### To be done
Set down all of the data that follows word for word, without the images.
· · · · · · ·
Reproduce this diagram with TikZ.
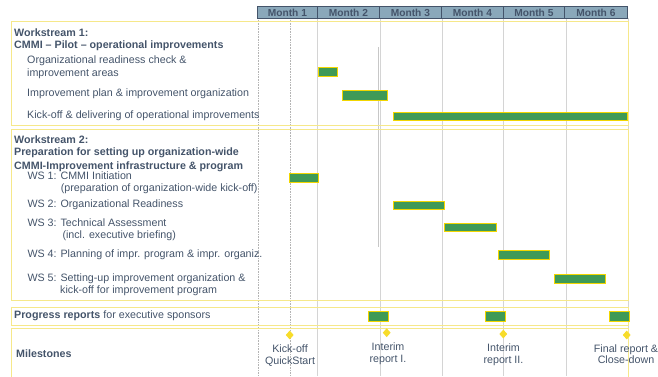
\documentclass[tikz,border=0pt]{standalone}
\usepackage{fontspec}
\setmainfont{Liberation Sans}
\usetikzlibrary{shapes.geometric}
\definecolor{tc}{HTML}{44546A}
\definecolor{hdrfill}{HTML}{8AA8BA}
\definecolor{boxyel}{HTML}{F6E88A}
\definecolor{bargreen}{HTML}{3F9A57}
\definecolor{baryel}{HTML}{F2D600}
\definecolor{msyel}{HTML}{F7DC2A}
\definecolor{vgrid}{HTML}{D4D4D4}
\tikzset{
  txt/.style={anchor=base west, inner sep=0pt, text=tc, font=\fontsize{10.7}{12}\selectfont},
  btxt/.style={txt, font=\fontsize{10.7}{12}\selectfont\bfseries},
  ctxt/.style={txt, anchor=base},
  month/.style={draw=tc, fill=hdrfill, line width=0.8pt, text=tc, font=\fontsize{10.2}{12}\selectfont\bfseries, inner sep=0pt, anchor=north west, minimum height=12pt},
  sect/.style={draw=boxyel, line width=1pt},
  bar/.style={draw=baryel, fill=bargreen, line width=1pt},
  gridsolid/.style={draw=vgrid, line width=0.9pt},
  griddot/.style={draw=vgrid!85!black, line width=0.6pt, densely dotted},
  mstone/.style={diamond, fill=msyel, inner sep=0pt, minimum width=8pt, minimum height=9pt}
}
\begin{document}
\begin{tikzpicture}[x=1pt,y=-1pt]
\useasboundingbox (0,0) rectangle (658,376);
% grid lines
\draw[griddot] (258,18) -- (258,376);
\draw[griddot] (290,18) -- (290,376);
\foreach \gx in {317.5,380,442,503.5,566,628} {\draw[gridsolid] (\gx,18) -- (\gx,376);}
\draw[draw=black!22, line width=1.2pt] (378.5,47) -- (378.5,247);
% month header
\node[month, minimum width=60pt] (m1) at (257,6) {Month 1};
\node[month, minimum width=62pt] (m2) at (317,6) {Month 2};
\node[month, minimum width=62pt] (m3) at (379,6) {Month 3};
\node[month, minimum width=62pt] (m4) at (441,6) {Month 4};
\node[month, minimum width=61pt] (m5) at (503,6) {Month 5};
\node[month, minimum width=63pt] (m6) at (564,6) {Month 6};
% section boxes
\draw[sect] (11,21.5) rectangle (628,125);
\draw[sect] (11,129) rectangle (628,300);
\draw[sect] (11,307) rectangle (628,325);
\draw[sect] (11,328.5) rectangle (628,380);
% workstream 1
\node[btxt] (w1a) at (14,36) {Workstream 1:};
\node[btxt] (w1b) at (14,48.5) {CMMI – Pilot – operational improvements};
\node[txt] (w1c) at (27,63.5) {Organizational readiness check \&};
\node[txt] (w1d) at (27,76) {improvement areas};
\node[txt] (w1e) at (27,96) {Improvement plan \& improvement organization};
\node[txt] (w1f) at (27,118.3) {Kick-off \& delivering of operational improvements};
\draw[bar] (318.3,67.5) rectangle (337.7,76.3);
\draw[bar] (342.3,90.8) rectangle (387,100);
\draw[bar] (393.3,112.3) rectangle (627.7,120.3);
% workstream 2
\node[btxt] (w2a) at (14,143.5) {Workstream 2:};
\node[btxt] (w2b) at (14,155.5) {Preparation for setting up organization-wide};
\node[btxt] (w2c) at (14,169) {CMMI-Improvement infrastructure \& program};
\node[txt] (s1a) at (27.3,179.5) {WS 1: CMMI Initiation};
\node[txt] (s1b) at (60.7,191.5) {(preparation of organization-wide kick-off)};
\node[txt] (s2a) at (27.3,207.5) {WS 2: Organizational Readiness};
\node[txt] (s3a) at (27.3,226) {WS 3: Technical Assessment};
\node[txt] (s3b) at (62.3,238.5) {(incl. executive briefing)};
\node[txt] (s4a) at (27.3,257) {WS 4: Planning of impr. program \& impr. organiz.};
\node[txt] (s5a) at (27.3,281.5) {WS 5: Setting-up improvement organization \&};
\node[txt] (s5b) at (60,293.5) {kick-off for improvement program};
\draw[bar] (289.7,173.3) rectangle (318,182.3);
\draw[bar] (393.3,201) rectangle (444,209.7);
\draw[bar] (444.3,223) rectangle (496,231.7);
\draw[bar] (498.7,250.3) rectangle (549.7,259);
\draw[bar] (554.7,274.3) rectangle (605.7,283);
% progress reports
\node[txt] (pr) at (14,318) {\textbf{Progress reports} for executive sponsors};
\draw[bar] (368.7,311) rectangle (388,321);
\draw[bar] (485.3,311) rectangle (505,321);
\draw[bar] (609.3,311) rectangle (629,321);
% milestones
\node[btxt] (ms) at (16,357.5) {Milestones};
\node[mstone] (d1) at (289.7,335) {};
\node[mstone] (d2) at (386.7,332.7) {};
\node[mstone] (d3) at (503.3,334) {};
\node[mstone] (d4) at (626.7,335) {};
\node[ctxt] (l1a) at (290,352) {Kick-off};
\node[ctxt] (l1b) at (290,364.8) {QuickStart};
\node[ctxt] (l2a) at (388,350.5) {Interim};
\node[ctxt] (l2b) at (388,362.8) {report I.};
\node[ctxt] (l3a) at (503.5,351.5) {Interim};
\node[ctxt] (l3b) at (503.5,363.8) {report II.};
\node[ctxt] (l4a) at (626,352) {Final report \&};
\node[ctxt] (l4b) at (626,363.8) {Close-down};
\end{tikzpicture}
\end{document}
· · · · · · ·
### Answer
Reproduce this diagram with TikZ.
\documentclass[tikz,border=0pt]{standalone}
\usepackage{fontspec}
\setmainfont{Liberation Sans}
\usetikzlibrary{shapes.geometric}
\definecolor{tc}{HTML}{44546A}
\definecolor{hdrfill}{HTML}{8AA8BA}
\definecolor{boxyel}{HTML}{F6E88A}
\definecolor{bargreen}{HTML}{3F9A57}
\definecolor{baryel}{HTML}{F2D600}
\definecolor{msyel}{HTML}{F7DC2A}
\definecolor{vgrid}{HTML}{D4D4D4}
\tikzset{
  txt/.style={anchor=base west, inner sep=0pt, text=tc, font=\fontsize{10.7}{12}\selectfont},
  btxt/.style={txt, font=\fontsize{10.7}{12}\selectfont\bfseries},
  ctxt/.style={txt, anchor=base},
  month/.style={draw=tc, fill=hdrfill, line width=0.8pt, text=tc, font=\fontsize{10.2}{12}\selectfont\bfseries, inner sep=0pt, anchor=north west, minimum height=12pt},
  sect/.style={draw=boxyel, line width=1pt},
  bar/.style={draw=baryel, fill=bargreen, line width=1pt},
  gridsolid/.style={draw=vgrid, line width=0.9pt},
  griddot/.style={draw=vgrid!85!black, line width=0.6pt, densely dotted},
  mstone/.style={diamond, fill=msyel, inner sep=0pt, minimum width=8pt, minimum height=9pt}
}
\begin{document}
\begin{tikzpicture}[x=1pt,y=-1pt]
\useasboundingbox (0,0) rectangle (658,376);
% grid lines
\draw[griddot] (258,18) -- (258,376);
\draw[griddot] (290,18) -- (290,376);
\foreach \gx in {317.5,380,442,503.5,566,628} {\draw[gridsolid] (\gx,18) -- (\gx,376);}
\draw[draw=black!22, line width=1.2pt] (378.5,47) -- (378.5,247);
% month header
\node[month, minimum width=60pt] (m1) at (257,6) {Month 1};
\node[month, minimum width=62pt] (m2) at (317,6) {Month 2};
\node[month, minimum width=62pt] (m3) at (379,6) {Month 3};
\node[month, minimum width=62pt] (m4) at (441,6) {Month 4};
\node[month, minimum width=61pt] (m5) at (503,6) {Month 5};
\node[month, minimum width=63pt] (m6) at (564,6) {Month 6};
% section boxes
\draw[sect] (11,21.5) rectangle (628,125);
\draw[sect] (11,129) rectangle (628,300);
\draw[sect] (11,307) rectangle (628,325);
\draw[sect] (11,328.5) rectangle (628,380);
% workstream 1
\node[btxt] (w1a) at (14,36) {Workstream 1:};
\node[btxt] (w1b) at (14,48.5) {CMMI – Pilot – operational improvements};
\node[txt] (w1c) at (27,63.5) {Organizational readiness check \&};
\node[txt] (w1d) at (27,76) {improvement areas};
\node[txt] (w1e) at (27,96) {Improvement plan \& improvement organization};
\node[txt] (w1f) at (27,118.3) {Kick-off \& delivering of operational improvements};
\draw[bar] (318.3,67.5) rectangle (337.7,76.3);
\draw[bar] (342.3,90.8) rectangle (387,100);
\draw[bar] (393.3,112.3) rectangle (627.7,120.3);
% workstream 2
\node[btxt] (w2a) at (14,143.5) {Workstream 2:};
\node[btxt] (w2b) at (14,155.5) {Preparation for setting up organization-wide};
\node[btxt] (w2c) at (14,169) {CMMI-Improvement infrastructure \& program};
\node[txt] (s1a) at (27.3,179.5) {WS 1: CMMI Initiation};
\node[txt] (s1b) at (60.7,191.5) {(preparation of organization-wide kick-off)};
\node[txt] (s2a) at (27.3,207.5) {WS 2: Organizational Readiness};
\node[txt] (s3a) at (27.3,226) {WS 3: Technical Assessment};
\node[txt] (s3b) at (62.3,238.5) {(incl. executive briefing)};
\node[txt] (s4a) at (27.3,257) {WS 4: Planning of impr. program \& impr. organiz.};
\node[txt] (s5a) at (27.3,281.5) {WS 5: Setting-up improvement organization \&};
\node[txt] (s5b) at (60,293.5) {kick-off for improvement program};
\draw[bar] (289.7,173.3) rectangle (318,182.3);
\draw[bar] (393.3,201) rectangle (444,209.7);
\draw[bar] (444.3,223) rectangle (496,231.7);
\draw[bar] (498.7,250.3) rectangle (549.7,259);
\draw[bar] (554.7,274.3) rectangle (605.7,283);
% progress reports
\node[txt] (pr) at (14,318) {\textbf{Progress reports} for executive sponsors};
\draw[bar] (368.7,311) rectangle (388,321);
\draw[bar] (485.3,311) rectangle (505,321);
\draw[bar] (609.3,311) rectangle (629,321);
% milestones
\node[btxt] (ms) at (16,357.5) {Milestones};
\node[mstone] (d1) at (289.7,335) {};
\node[mstone] (d2) at (386.7,332.7) {};
\node[mstone] (d3) at (503.3,334) {};
\node[mstone] (d4) at (626.7,335) {};
\node[ctxt] (l1a) at (290,352) {Kick-off};
\node[ctxt] (l1b) at (290,364.8) {QuickStart};
\node[ctxt] (l2a) at (388,350.5) {Interim};
\node[ctxt] (l2b) at (388,362.8) {report I.};
\node[ctxt] (l3a) at (503.5,351.5) {Interim};
\node[ctxt] (l3b) at (503.5,363.8) {report II.};
\node[ctxt] (l4a) at (626,352) {Final report \&};
\node[ctxt] (l4b) at (626,363.8) {Close-down};
\end{tikzpicture}
\end{document}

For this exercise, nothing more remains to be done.